Le tradizioni apocrife ci dicono che i magi sono tre: un giovane (Gaspare), un uomo maturo (Baldassarre) e un anziano di colore (Melchiorre). Rappresentano così l’intera umanità nelle sue diversità e le fasi di ogni vita, dicendoci e proponendoci di non smettere mai di cercare, di interpellarsi, di essere curiosi; affermano che non si devono temere i cambiamenti che è l’atteggiamento tipico di coloro che hanno qualche privilegio da difendere, che non agiscono per gli altri ma per sé stessi, vivendo così nella tristezza della propria ombra.
L’uscire da questo mondo, da questa modalità di vita apre la porta a una grande gioia, una “gioia immensa” perché il vivere nella luce è fonte di serenità e di letizia.
I magi portano dei doni: oro, incenso e mirra. La tradizione dei Padri ci invita a vedere nel primo il tributo che si deve a un sovrano; l’incenso raffigura il servizio sacerdotale, il culto gradito al Signore che è il servizio al fratello. La mirra può poi rappresentare la prefigurazione dell’unzione dei morti ma anche il balsamo dell’amore così come è cantato nel Cantico dei Cantici (1,13); in questa seconda immagine allora rappresenta il rapporto sponsale con un Dio che non è più giudice, ma sposo e sposa.

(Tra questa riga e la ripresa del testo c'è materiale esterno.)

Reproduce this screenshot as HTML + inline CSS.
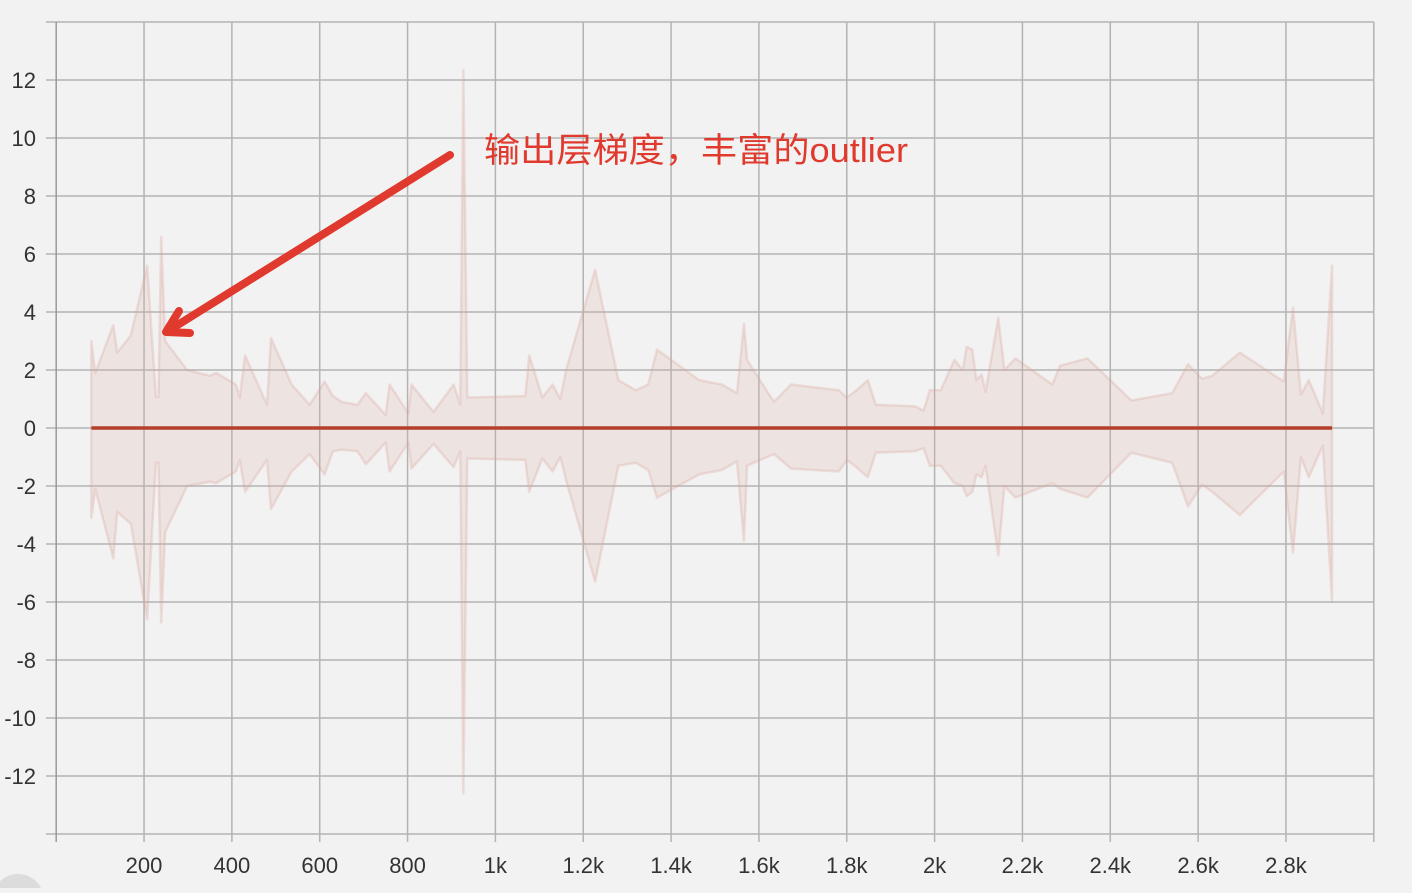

Personalmente piace leggere nei doni anche quello che siamo noi: nel pregiato oro la nostra umanità; nell’incenso quell’alito con il quale il Signore ci ha donato e ci dona la vita che è la nostra partecipazione alla sua divinità; nella mirra le asprezze e le difficoltà che il nostro vivere ci presenta quotidianamente.
È l’invito a presentare al Signore ciò che noi siamo, con i nostri pregi e i nostri difetti, le nostre capacità e le difficoltà che dobbiamo affrontare; è un affidare a lui tutto per riuscire realmente a sentirlo come il Dio-con-noi che ci sostiene nel nostro cammino al di là dei nostri meriti.
Quello che è importante, è poi quel tornare dei magi per un’altra via che indica una vita completamente nuova, trasformata dall’incontro con Cristo. Lo sia anche la nostra.